En el centro del minúsculo y encalado pueblo disfrutamos del almuerzo-robo. 3 euros cada uno en el Bar La Pinada-Robe usted aquí, pero a cambio una fuente cercana surtía agua no potable. Para evitar sorpresas, no pedimos agua en el bar y emprendimos el regreso con otra ascensión por un camino intrincado y pedregoso. Con el síndrome pos-almuerzo, la cuesta se hizo pesada y agotó las fuerzas para el resto de la etapa, pues la bajada hasta el pie del Carasoles se agradeció pero no fue suficiente para reactivarnos.

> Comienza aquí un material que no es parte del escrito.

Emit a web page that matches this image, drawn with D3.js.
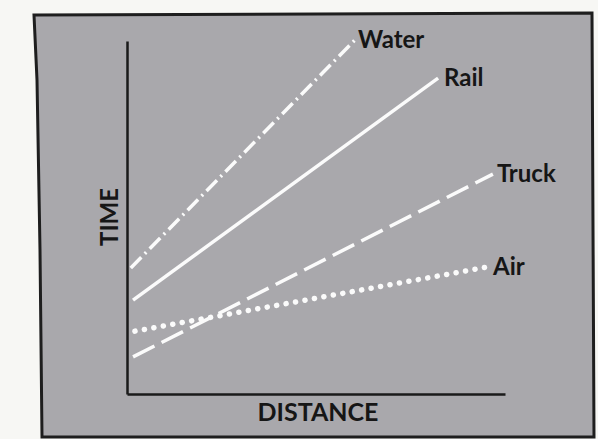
<!DOCTYPE html>
<html>
<head>
<meta charset="utf-8">
<script src="https://cdn.jsdelivr.net/npm/d3@7"></script>
<style>
  html, body { margin: 0; padding: 0; background: #f7f7f4; }
  svg { display: block; }
</style>
</head>
<body>
<div id="chart"></div>
<script>
// modes of transport, with [distance, time] at the start and end of each line
const modes = ["Water", "Rail", "Truck", "Air"];
const startPoints = [[0.1, 3.57], [0.16, 2.66], [0.16, 1.05], [0.21, 1.78]];
const endPoints = [[6.03, 10.03], [8.23, 8.95], [9.68, 6.23], [9.55, 3.6]];

const width = 598,
  height = 439;

const svg = d3
  .select("#chart")
  .append("svg")
  .attr("width", width)
  .attr("height", height);

// grey panel with a slightly crooked black frame
svg
  .append("path")
  .attr("d", "M34,15 L592,13 L594,437 L42,437 L40,250 L37,80 Z")
  .attr("fill", "#a9a8ac")
  .attr("stroke", "#1e1e1e")
  .attr("stroke-width", 3);

const x = d3.scaleLinear().domain([0, 10]).range([127, 505]);
const y = d3.scaleLinear().domain([0, 10]).range([394, 41]);

// plain axes, no ticks
svg
  .append("g")
  .attr("transform", `translate(0,${y(0)})`)
  .call(d3.axisBottom(x).ticks(0).tickSize(0).tickSizeOuter(0))
  .call((g) => g.select(".domain").attr("stroke", "#1a1a1a").attr("stroke-width", 2.5));

svg
  .append("g")
  .attr("transform", `translate(${x(0)},0)`)
  .call(d3.axisLeft(y).ticks(0).tickSize(0).tickSizeOuter(0))
  .call((g) => g.select(".domain").attr("stroke", "#1a1a1a").attr("stroke-width", 2.5));

// line styles per mode
const dashes = ["15 5 2 5", null, "24 8", "0.1 9.5"];
const caps = ["butt", "butt", "butt", "round"];
const widths = [3.5, 3.5, 3.5, 5.5];

const line = d3
  .line()
  .x((d) => x(d[0]))
  .y((d) => y(d[1]));

modes.forEach((m, i) => {
  svg
    .append("path")
    .attr("d", line([startPoints[i], endPoints[i]]))
    .attr("fill", "none")
    .attr("stroke", "#fbfbfb")
    .attr("stroke-width", widths[i])
    .attr("stroke-linecap", caps[i])
    .attr("stroke-dasharray", dashes[i]);
});

// labels at the end of each line
const labelOffsets = [[3, 8], [6, 8], [4, 8], [5, 8]];
svg
  .selectAll(".mode-label")
  .data(modes)
  .enter()
  .append("text")
  .attr("class", "mode-label")
  .attr("x", (d, i) => x(endPoints[i][0]) + labelOffsets[i][0])
  .attr("y", (d, i) => y(endPoints[i][1]) + labelOffsets[i][1])
  .attr("fill", "#161616")
  .style("font-family", "Lato, 'Open Sans', sans-serif")
  .style("font-weight", "bold")
  .style("font-size", "24px")
  .text((d) => d);

// axis titles
svg
  .append("text")
  .attr("x", 318)
  .attr("y", 421)
  .attr("text-anchor", "middle")
  .attr("fill", "#161616")
  .style("font-family", "Lato, 'Open Sans', sans-serif")
  .style("font-weight", "bold")
  .style("font-size", "25px")
  .text("DISTANCE");

svg
  .append("text")
  .attr("transform", "translate(118,217) rotate(-90)")
  .attr("text-anchor", "middle")
  .attr("fill", "#161616")
  .style("font-family", "Lato, 'Open Sans', sans-serif")
  .style("font-weight", "bold")
  .style("font-size", "24px")
  .text("TIME");
</script>
</body>
</html>
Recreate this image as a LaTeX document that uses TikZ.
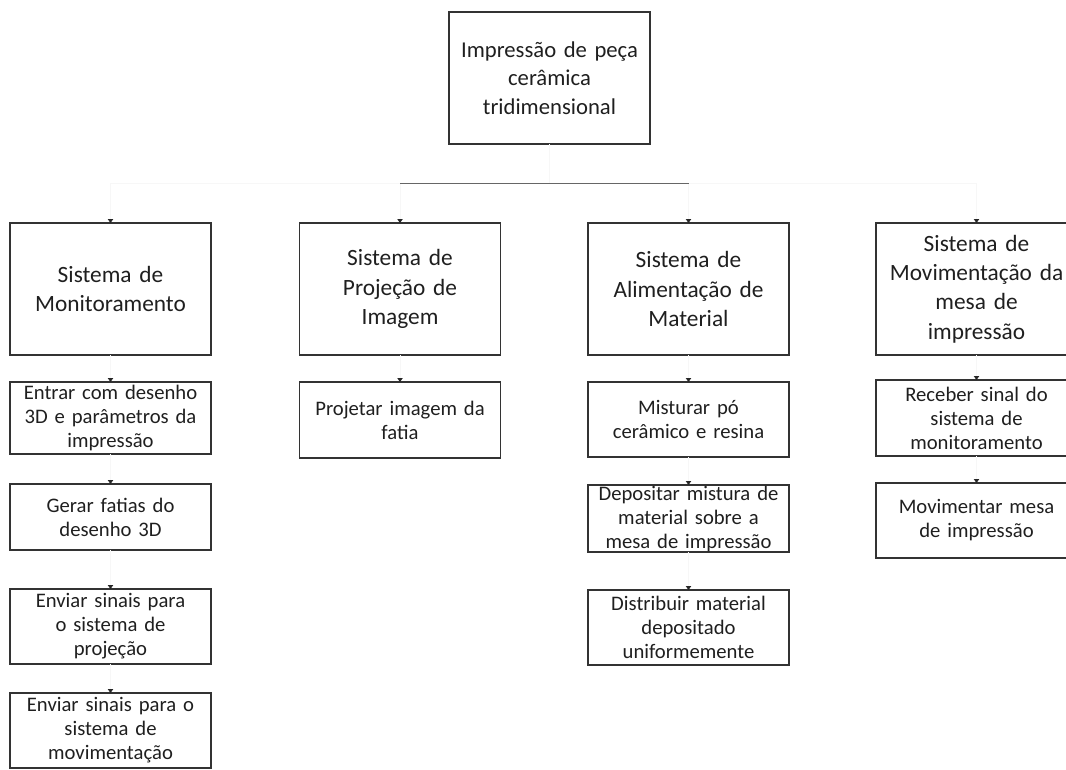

Rodeamos la montaña por su cara oeste, esquivando las muestras fisiológicas de ganado ovino. Víctor poco más podía ofrecer ya. Una vez superada la rampa, dejamos caer la bici mientras la vista se nos iba al espectacular agujero a cielo abierto de la cantera aledaña. Agradecimos que el descenso continuara hasta la carretera de Manises a Riba-roja. Sólo nos quedaba superar el puente del metro fantasma, bajar al río y encarar la subida a La Canyada, siempre incómoda, siempre inoportuna, pero siempre superada.